● **WHAT YOU SHOULD DO**: Determine the number of lines in these entries that hold the word "with". Give the number and nothing more.

● **EXERCISE MATERIALS**:
┌──

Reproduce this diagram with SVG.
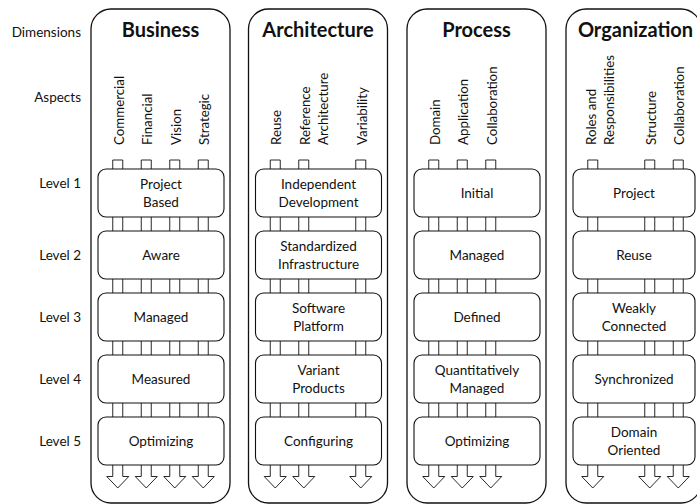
<svg xmlns="http://www.w3.org/2000/svg" xmlns:xlink="http://www.w3.org/1999/xlink" width="697" height="504" viewBox="0 0 697 504">
<defs>
<style>
text { font-family: Lato, "Liberation Sans", sans-serif; fill: #111; }
.col { fill: none; stroke: #111; stroke-width: 1.3; }
.box { fill: #fff; stroke: #111; stroke-width: 1.1; }
.arr { fill: #fff; stroke: #111; stroke-width: 0.9; }
.lbl { font-size: 13.5px; text-anchor: end; }
.ttl { font-size: 20px; font-weight: bold; text-anchor: middle; }
.asp { font-size: 13.3px; }
.lv { font-size: 13.5px; text-anchor: middle; }
</style>
<path id="arrow" class="arr" d="M-5,160 H5 V476.5 H11 L0,488 L-11,476.5 H-5 Z"/>
</defs>
<rect x="0" y="0" width="697" height="504" fill="#fff"/>

<g id="row-labels">
<text class="lbl" x="81" y="37">Dimensions</text>
<text class="lbl" x="81" y="102">Aspects</text>
<text class="lbl" x="81" y="188">Level 1</text>
<text class="lbl" x="81" y="259.8">Level 2</text>
<text class="lbl" x="81" y="321.8">Level 3</text>
<text class="lbl" x="81" y="383.8">Level 4</text>
<text class="lbl" x="81" y="445.8">Level 5</text>
</g>

<g id="col-business">
<rect class="col" x="91" y="9" width="139" height="494" rx="20"/>
<text class="ttl" x="160.5" y="37">Business</text>
<text class="asp" transform="translate(123.75,145) rotate(-90)">Commercial</text>
<text class="asp" transform="translate(152.25,145) rotate(-90)">Financial</text>
<text class="asp" transform="translate(180.75,145) rotate(-90)">Vision</text>
<text class="asp" transform="translate(209.25,145) rotate(-90)">Strategic</text>
</g>
<g id="col-architecture">
<rect class="col" x="248.5" y="9" width="139" height="494" rx="20"/>
<text class="ttl" x="318" y="37">Architecture</text>
<text class="asp" transform="translate(281.25,145) rotate(-90)">Reuse</text>
<text class="asp" transform="translate(309.5,145) rotate(-90)">Reference</text>
<text class="asp" transform="translate(328,145) rotate(-90)">Architecture</text>
<text class="asp" transform="translate(366.75,145) rotate(-90)">Variability</text>
</g>
<g id="col-process">
<rect class="col" x="407" y="9" width="139" height="494" rx="20"/>
<text class="ttl" x="476.5" y="37">Process</text>
<text class="asp" transform="translate(439.75,145) rotate(-90)">Domain</text>
<text class="asp" transform="translate(468.25,145) rotate(-90)">Application</text>
<text class="asp" transform="translate(496.75,145) rotate(-90)">Collaboration</text>
</g>
<g id="col-organization">
<rect class="col" x="566" y="9" width="135" height="494" rx="20"/>
<text class="ttl" x="635.5" y="37">Organization</text>
<text class="asp" transform="translate(595.5,145) rotate(-90)">Roles and</text>
<text class="asp" transform="translate(614,145) rotate(-90)">Responsibilities</text>
<text class="asp" transform="translate(655.75,145) rotate(-90)">Structure</text>
<text class="asp" transform="translate(684.25,145) rotate(-90)">Collaboration</text>
</g>

<g id="connectors">
<use href="#arrow" x="117.75"/>
<use href="#arrow" x="146.25"/>
<use href="#arrow" x="174.75"/>
<use href="#arrow" x="203.25"/>
<use href="#arrow" x="275.25"/>
<use href="#arrow" x="303.75"/>
<use href="#arrow" x="360.75"/>
<use href="#arrow" x="433.75"/>
<use href="#arrow" x="462.25"/>
<use href="#arrow" x="490.75"/>
<use href="#arrow" x="592.75"/>
<use href="#arrow" x="649.75"/>
<use href="#arrow" x="678.25"/>
</g>

<g id="b1"><rect class="box" x="98" y="169" width="126" height="48" rx="8"/><text class="lv" x="161" y="188.5">Project</text><text class="lv" x="161" y="207">Based</text></g>
<g id="b2"><rect class="box" x="98" y="231" width="126" height="48" rx="8"/><text class="lv" x="161" y="259.8">Aware</text></g>
<g id="b3"><rect class="box" x="98" y="293" width="126" height="48" rx="8"/><text class="lv" x="161" y="321.8">Managed</text></g>
<g id="b4"><rect class="box" x="98" y="355" width="126" height="48" rx="8"/><text class="lv" x="161" y="383.8">Measured</text></g>
<g id="b5"><rect class="box" x="98" y="417" width="126" height="48" rx="8"/><text class="lv" x="161" y="445.8">Optimizing</text></g>

<g id="a1"><rect class="box" x="255.5" y="169" width="126" height="48" rx="8"/><text class="lv" x="318.5" y="188.5">Independent</text><text class="lv" x="318.5" y="207">Development</text></g>
<g id="a2"><rect class="box" x="255.5" y="231" width="126" height="48" rx="8"/><text class="lv" x="318.5" y="250.5">Standardized</text><text class="lv" x="318.5" y="269">Infrastructure</text></g>
<g id="a3"><rect class="box" x="255.5" y="293" width="126" height="48" rx="8"/><text class="lv" x="318.5" y="312.5">Software</text><text class="lv" x="318.5" y="331">Platform</text></g>
<g id="a4"><rect class="box" x="255.5" y="355" width="126" height="48" rx="8"/><text class="lv" x="318.5" y="374.5">Variant</text><text class="lv" x="318.5" y="393">Products</text></g>
<g id="a5"><rect class="box" x="255.5" y="417" width="126" height="48" rx="8"/><text class="lv" x="318.5" y="445.8">Configuring</text></g>

<g id="p1"><rect class="box" x="414" y="169" width="126" height="48" rx="8"/><text class="lv" x="477" y="197.8">Initial</text></g>
<g id="p2"><rect class="box" x="414" y="231" width="126" height="48" rx="8"/><text class="lv" x="477" y="259.8">Managed</text></g>
<g id="p3"><rect class="box" x="414" y="293" width="126" height="48" rx="8"/><text class="lv" x="477" y="321.8">Defined</text></g>
<g id="p4"><rect class="box" x="414" y="355" width="126" height="48" rx="8"/><text class="lv" x="477" y="374.5">Quantitatively</text><text class="lv" x="477" y="393">Managed</text></g>
<g id="p5"><rect class="box" x="414" y="417" width="126" height="48" rx="8"/><text class="lv" x="477" y="445.8">Optimizing</text></g>

<g id="o1"><rect class="box" x="573" y="169" width="122" height="48" rx="8"/><text class="lv" x="634" y="197.8">Project</text></g>
<g id="o2"><rect class="box" x="573" y="231" width="122" height="48" rx="8"/><text class="lv" x="634" y="259.8">Reuse</text></g>
<g id="o3"><rect class="box" x="573" y="293" width="122" height="48" rx="8"/><text class="lv" x="634" y="312.5">Weakly</text><text class="lv" x="634" y="331">Connected</text></g>
<g id="o4"><rect class="box" x="573" y="355" width="122" height="48" rx="8"/><text class="lv" x="634" y="383.8">Synchronized</text></g>
<g id="o5"><rect class="box" x="573" y="417" width="122" height="48" rx="8"/><text class="lv" x="634" y="436.5">Domain</text><text class="lv" x="634" y="455">Oriented</text></g>
</svg>
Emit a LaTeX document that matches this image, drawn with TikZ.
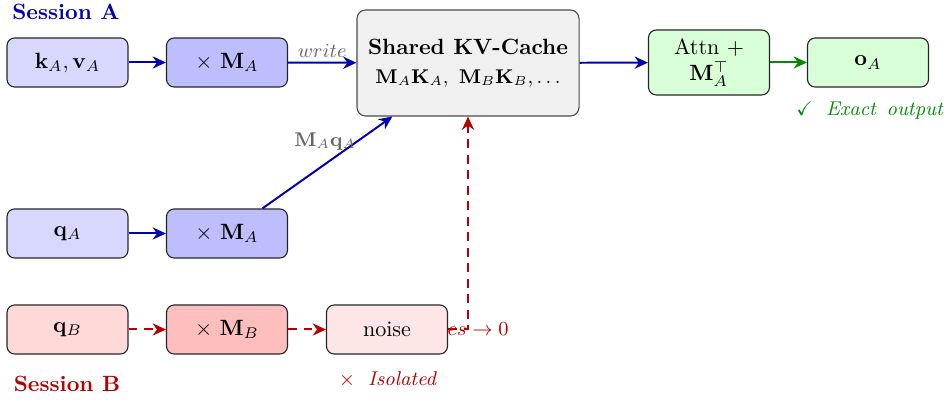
\documentclass[tikz,border=0pt]{standalone}
\usepackage{amsmath,amssymb}
\usetikzlibrary{arrows.meta,positioning}
\pgfdeclarelayer{background}
\pgfsetlayers{background,main}
\definecolor{ablue}{RGB}{0,0,180}
\definecolor{bred}{RGB}{180,0,0}
\definecolor{cgreen}{RGB}{0,140,0}
\definecolor{lblA}{RGB}{216,216,255}
\definecolor{mblA}{RGB}{190,190,255}
\definecolor{lrB}{RGB}{255,216,216}
\definecolor{mrB}{RGB}{255,190,190}
\definecolor{nrB}{RGB}{255,230,230}
\definecolor{lgr}{RGB}{216,255,216}
\definecolor{cachegray}{RGB}{240,240,240}
\tikzset{
  box/.style={draw=black!85, line width=0.5pt, rounded corners=3.5pt, minimum width=54.75pt, minimum height=22.2pt, align=center, inner sep=1pt},
  arrA/.style={draw=ablue, line width=0.9pt, -{Stealth[length=6pt,width=5.5pt]}},
  arrG/.style={draw=cgreen, line width=0.9pt, -{Stealth[length=6pt,width=5.5pt]}},
  arrB/.style={draw=bred, line width=0.9pt, dashed, dash pattern=on 4pt off 3pt, -{Stealth[length=6pt,width=5.5pt]}},
  lbl/.style={font=\small, text=black!60},
}
\begin{document}
\begin{tikzpicture}[x=0.4525pt, y=-0.4525pt]
\useasboundingbox (0,0) rectangle (949,400);
% Session A
\node[font=\bfseries, text=ablue] (sA) at (66,12) {Session A};
\node[box, fill=lblA] (kv) at (67.5,62.5) {$\mathbf{k}_A, \mathbf{v}_A$};
\node[box, fill=mblA] (mA1) at (227,62.5) {$\times$ $\mathbf{M}_A$};
\node[box, fill=cachegray, draw=black!70, minimum width=100.5pt, minimum height=48pt, rounded corners=4pt] (cache) at (468,63)
  {\textbf{Shared KV-Cache}\\[1pt] \small$\mathbf{M}_A\mathbf{K}_A,\ \mathbf{M}_B\mathbf{K}_B,\ldots$};
\node[box, fill=lgr, minimum height=29.4pt] (attn) at (709,62.5) {Attn +\\[0pt] $\mathbf{M}_A^{\top}$};
\node[box, fill=lgr] (oA) at (868,62.5) {$\mathbf{o}_A$};
\node[font=\small, text=cgreen] (exact) at (870,111) {$\checkmark$\hspace{6pt}\textit{Exact\, output}};
\node[box, fill=lblA] (qA) at (67.5,233.5) {$\mathbf{q}_A$};
\node[box, fill=mblA] (mA2) at (227,233.5) {$\times$ $\mathbf{M}_A$};
% Session B
\node[box, fill=lrB] (qB) at (67.5,329.5) {$\mathbf{q}_B$};
\node[box, fill=mrB] (mB) at (227,329.5) {$\times$ $\mathbf{M}_B$};
\node[box, fill=nrB] (noise) at (387,329.5) {noise};
\node[font=\bfseries, text=bred] (sB) at (67,384) {Session B};
\node[font=\small, text=bred] (iso) at (388,380) {$\times$\hspace{6pt}\textit{Isolated}};
% connectors
\draw[arrA] (kv) -- (mA1);
\draw[arrA] (mA1) -- node[lbl, above, inner sep=2pt] {$write$} (cache);
\draw[arrA] (cache) -- (attn);
\draw[arrG] (attn) -- (oA);
\draw[arrA] (qA) -- (mA2);
\draw[arrA] (mA2) -- node[lbl, pos=0.5, anchor=south, yshift=4pt, xshift=-1pt, inner sep=1pt] {$\mathbf{M}_A\mathbf{q}_A$} (cache);
\draw[arrB] (qB) -- (mB);
\draw[arrB] (mB) -- (noise);
\begin{pgfonlayer}{background}
\draw[arrB] (noise.east) -| node[pos=0.5, font=\small, text=bred, xshift=-4pt] {$scores \to 0$} (cache.south);
\end{pgfonlayer}
\end{tikzpicture}
\end{document}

└──

● **COMPLETE RESPONSE**: 2